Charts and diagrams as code

_ _ _ _ _

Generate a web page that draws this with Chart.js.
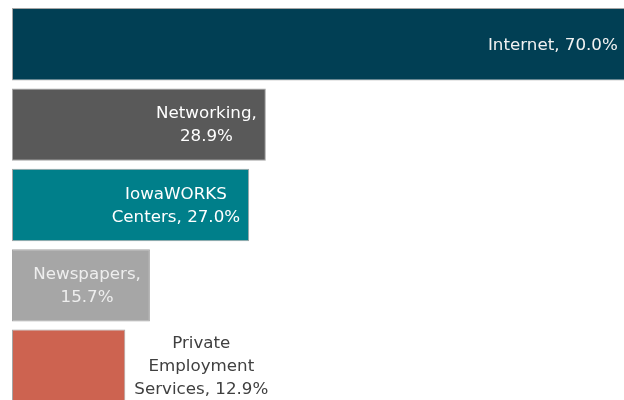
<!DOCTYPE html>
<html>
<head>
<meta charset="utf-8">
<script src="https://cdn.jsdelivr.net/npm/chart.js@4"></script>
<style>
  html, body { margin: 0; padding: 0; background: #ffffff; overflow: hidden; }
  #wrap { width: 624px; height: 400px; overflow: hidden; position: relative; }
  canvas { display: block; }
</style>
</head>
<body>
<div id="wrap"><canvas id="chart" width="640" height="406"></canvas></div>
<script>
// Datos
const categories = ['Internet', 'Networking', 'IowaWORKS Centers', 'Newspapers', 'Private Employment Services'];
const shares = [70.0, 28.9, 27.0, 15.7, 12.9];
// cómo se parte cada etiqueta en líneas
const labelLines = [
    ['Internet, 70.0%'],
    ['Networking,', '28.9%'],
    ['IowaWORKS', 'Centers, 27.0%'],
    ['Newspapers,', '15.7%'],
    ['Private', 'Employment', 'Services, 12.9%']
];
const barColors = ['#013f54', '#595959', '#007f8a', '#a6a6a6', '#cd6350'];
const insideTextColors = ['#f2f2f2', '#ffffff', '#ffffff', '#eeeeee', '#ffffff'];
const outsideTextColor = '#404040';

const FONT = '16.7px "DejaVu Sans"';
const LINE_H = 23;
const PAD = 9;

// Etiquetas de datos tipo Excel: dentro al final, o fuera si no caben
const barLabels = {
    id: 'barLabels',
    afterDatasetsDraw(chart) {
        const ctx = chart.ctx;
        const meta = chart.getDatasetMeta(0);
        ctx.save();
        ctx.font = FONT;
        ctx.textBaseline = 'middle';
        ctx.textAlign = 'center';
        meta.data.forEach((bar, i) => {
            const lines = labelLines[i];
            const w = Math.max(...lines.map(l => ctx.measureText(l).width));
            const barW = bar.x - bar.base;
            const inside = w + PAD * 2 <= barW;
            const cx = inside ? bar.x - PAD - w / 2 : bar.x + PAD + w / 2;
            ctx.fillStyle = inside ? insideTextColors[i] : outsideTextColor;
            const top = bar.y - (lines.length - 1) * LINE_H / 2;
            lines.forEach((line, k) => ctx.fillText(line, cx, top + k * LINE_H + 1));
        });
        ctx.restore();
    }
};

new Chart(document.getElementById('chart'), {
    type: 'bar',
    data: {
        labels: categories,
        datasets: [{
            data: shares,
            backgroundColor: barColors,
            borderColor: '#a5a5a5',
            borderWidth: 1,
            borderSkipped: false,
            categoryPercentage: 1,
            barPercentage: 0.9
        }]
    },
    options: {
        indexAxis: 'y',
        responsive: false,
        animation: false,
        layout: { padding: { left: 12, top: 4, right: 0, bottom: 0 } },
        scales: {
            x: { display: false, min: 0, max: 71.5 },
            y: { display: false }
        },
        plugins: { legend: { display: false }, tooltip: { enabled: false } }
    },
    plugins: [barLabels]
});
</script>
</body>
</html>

_ _ _ _ _

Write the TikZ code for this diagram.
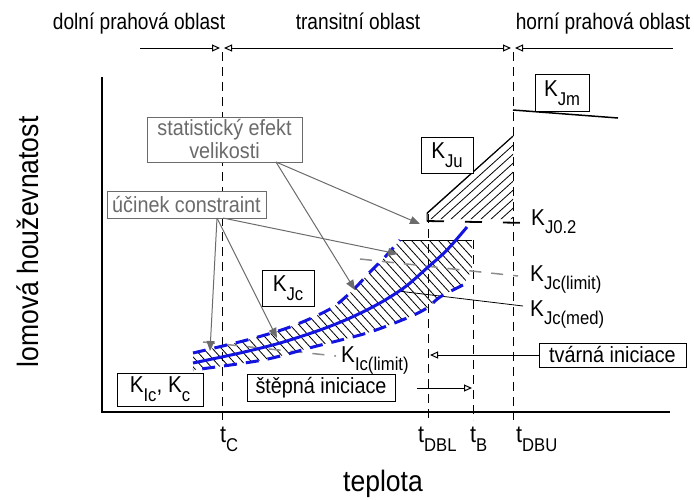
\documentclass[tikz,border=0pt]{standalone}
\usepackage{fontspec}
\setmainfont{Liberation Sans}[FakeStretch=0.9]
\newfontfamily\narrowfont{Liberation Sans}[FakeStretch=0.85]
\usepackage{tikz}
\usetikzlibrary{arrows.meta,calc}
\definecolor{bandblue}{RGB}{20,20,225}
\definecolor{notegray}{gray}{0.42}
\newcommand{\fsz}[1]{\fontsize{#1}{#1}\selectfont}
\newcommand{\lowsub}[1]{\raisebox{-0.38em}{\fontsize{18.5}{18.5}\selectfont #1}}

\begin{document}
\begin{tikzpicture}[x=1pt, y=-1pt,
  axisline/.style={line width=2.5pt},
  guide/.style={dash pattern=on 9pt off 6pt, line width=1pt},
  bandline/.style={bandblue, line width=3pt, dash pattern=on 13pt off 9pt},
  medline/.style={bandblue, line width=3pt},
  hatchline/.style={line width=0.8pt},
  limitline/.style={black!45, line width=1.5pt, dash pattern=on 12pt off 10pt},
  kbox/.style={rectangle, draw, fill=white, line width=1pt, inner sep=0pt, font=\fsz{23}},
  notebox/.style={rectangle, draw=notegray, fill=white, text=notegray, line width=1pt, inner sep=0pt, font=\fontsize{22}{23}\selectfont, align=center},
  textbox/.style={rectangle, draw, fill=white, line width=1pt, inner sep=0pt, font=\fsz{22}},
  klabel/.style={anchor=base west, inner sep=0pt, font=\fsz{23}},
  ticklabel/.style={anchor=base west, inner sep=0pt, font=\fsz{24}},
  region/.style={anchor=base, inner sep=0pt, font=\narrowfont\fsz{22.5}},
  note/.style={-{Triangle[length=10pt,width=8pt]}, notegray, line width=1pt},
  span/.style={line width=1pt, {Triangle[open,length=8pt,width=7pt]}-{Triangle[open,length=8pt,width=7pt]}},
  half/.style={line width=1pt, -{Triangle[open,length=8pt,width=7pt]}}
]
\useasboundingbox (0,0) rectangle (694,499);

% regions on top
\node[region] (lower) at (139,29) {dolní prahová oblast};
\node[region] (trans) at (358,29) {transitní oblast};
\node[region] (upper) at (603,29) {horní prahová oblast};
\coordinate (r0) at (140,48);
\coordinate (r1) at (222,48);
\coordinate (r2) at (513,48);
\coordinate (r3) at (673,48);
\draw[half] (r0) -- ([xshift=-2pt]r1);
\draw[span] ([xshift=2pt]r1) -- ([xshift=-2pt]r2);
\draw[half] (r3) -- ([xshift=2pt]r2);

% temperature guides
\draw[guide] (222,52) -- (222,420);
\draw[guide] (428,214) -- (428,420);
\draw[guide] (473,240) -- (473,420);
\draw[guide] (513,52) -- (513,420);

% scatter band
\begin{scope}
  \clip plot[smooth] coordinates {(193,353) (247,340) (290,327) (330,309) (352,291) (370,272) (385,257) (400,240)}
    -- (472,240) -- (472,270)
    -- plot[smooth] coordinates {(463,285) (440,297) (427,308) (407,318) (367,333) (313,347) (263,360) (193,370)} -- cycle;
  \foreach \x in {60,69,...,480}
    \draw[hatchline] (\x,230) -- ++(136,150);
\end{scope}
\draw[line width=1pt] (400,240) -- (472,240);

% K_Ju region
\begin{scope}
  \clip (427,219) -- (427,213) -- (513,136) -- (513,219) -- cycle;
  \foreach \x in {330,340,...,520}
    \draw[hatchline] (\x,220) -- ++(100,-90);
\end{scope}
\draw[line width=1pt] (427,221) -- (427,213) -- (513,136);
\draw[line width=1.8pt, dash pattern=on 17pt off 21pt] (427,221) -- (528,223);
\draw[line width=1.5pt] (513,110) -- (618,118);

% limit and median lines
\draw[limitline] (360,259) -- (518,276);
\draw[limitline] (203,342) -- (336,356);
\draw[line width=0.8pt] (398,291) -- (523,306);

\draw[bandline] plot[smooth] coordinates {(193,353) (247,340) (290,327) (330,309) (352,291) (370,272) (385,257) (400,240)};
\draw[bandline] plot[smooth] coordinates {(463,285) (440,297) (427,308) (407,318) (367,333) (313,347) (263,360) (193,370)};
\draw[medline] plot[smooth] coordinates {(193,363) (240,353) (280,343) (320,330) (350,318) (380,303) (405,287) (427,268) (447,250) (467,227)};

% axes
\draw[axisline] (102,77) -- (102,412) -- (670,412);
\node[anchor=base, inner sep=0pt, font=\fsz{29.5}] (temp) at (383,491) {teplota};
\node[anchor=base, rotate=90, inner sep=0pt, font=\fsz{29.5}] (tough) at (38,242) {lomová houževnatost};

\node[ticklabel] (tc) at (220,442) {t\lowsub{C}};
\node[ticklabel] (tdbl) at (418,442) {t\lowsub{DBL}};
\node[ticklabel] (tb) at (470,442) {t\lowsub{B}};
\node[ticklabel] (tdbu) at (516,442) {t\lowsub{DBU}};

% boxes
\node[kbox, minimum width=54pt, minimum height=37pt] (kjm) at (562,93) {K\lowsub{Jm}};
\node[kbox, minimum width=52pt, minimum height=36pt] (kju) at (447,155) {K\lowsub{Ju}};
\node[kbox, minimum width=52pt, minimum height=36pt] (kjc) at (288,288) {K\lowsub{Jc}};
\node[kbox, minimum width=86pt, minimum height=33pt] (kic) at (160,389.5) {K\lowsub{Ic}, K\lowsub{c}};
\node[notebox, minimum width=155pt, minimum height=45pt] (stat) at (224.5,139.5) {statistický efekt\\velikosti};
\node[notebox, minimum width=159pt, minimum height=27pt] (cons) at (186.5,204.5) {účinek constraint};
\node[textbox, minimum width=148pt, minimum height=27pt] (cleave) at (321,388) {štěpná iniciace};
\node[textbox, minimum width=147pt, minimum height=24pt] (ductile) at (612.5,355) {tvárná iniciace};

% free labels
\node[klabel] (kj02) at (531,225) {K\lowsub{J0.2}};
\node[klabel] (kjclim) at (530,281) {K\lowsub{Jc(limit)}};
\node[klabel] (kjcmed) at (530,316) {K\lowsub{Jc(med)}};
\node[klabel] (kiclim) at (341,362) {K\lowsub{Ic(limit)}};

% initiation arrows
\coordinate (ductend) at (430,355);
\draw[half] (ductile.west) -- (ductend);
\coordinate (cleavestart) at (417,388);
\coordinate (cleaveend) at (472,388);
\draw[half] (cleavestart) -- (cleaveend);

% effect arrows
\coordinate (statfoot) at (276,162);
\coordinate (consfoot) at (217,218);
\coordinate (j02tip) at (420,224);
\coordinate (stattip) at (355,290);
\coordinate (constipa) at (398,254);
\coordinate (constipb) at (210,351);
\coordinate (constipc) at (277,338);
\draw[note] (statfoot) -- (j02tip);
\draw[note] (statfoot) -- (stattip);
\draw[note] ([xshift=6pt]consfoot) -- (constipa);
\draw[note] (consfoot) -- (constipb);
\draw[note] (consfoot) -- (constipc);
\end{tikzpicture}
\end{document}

_ _ _ _ _

Take the material above and output only the lines from the one that contains "Generate a web" through the one that contains "const PAD = 9;", ends included and images left out.

Generate a web page that draws this with Chart.js.
<!DOCTYPE html>
<html>
<head>
<meta charset="utf-8">
<script src="https://cdn.jsdelivr.net/npm/chart.js@4"></script>
<style>
  html, body { margin: 0; padding: 0; background: #ffffff; overflow: hidden; }
  #wrap { width: 624px; height: 400px; overflow: hidden; position: relative; }
  canvas { display: block; }
</style>
</head>
<body>
<div id="wrap"><canvas id="chart" width="640" height="406"></canvas></div>
<script>
// Datos
const categories = ['Internet', 'Networking', 'IowaWORKS Centers', 'Newspapers', 'Private Employment Services'];
const shares = [70.0, 28.9, 27.0, 15.7, 12.9];
// cómo se parte cada etiqueta en líneas
const labelLines = [
    ['Internet, 70.0%'],
    ['Networking,', '28.9%'],
    ['IowaWORKS', 'Centers, 27.0%'],
    ['Newspapers,', '15.7%'],
    ['Private', 'Employment', 'Services, 12.9%']
];
const barColors = ['#013f54', '#595959', '#007f8a', '#a6a6a6', '#cd6350'];
const insideTextColors = ['#f2f2f2', '#ffffff', '#ffffff', '#eeeeee', '#ffffff'];
const outsideTextColor = '#404040';

const FONT = '16.7px "DejaVu Sans"';
const LINE_H = 23;
const PAD = 9;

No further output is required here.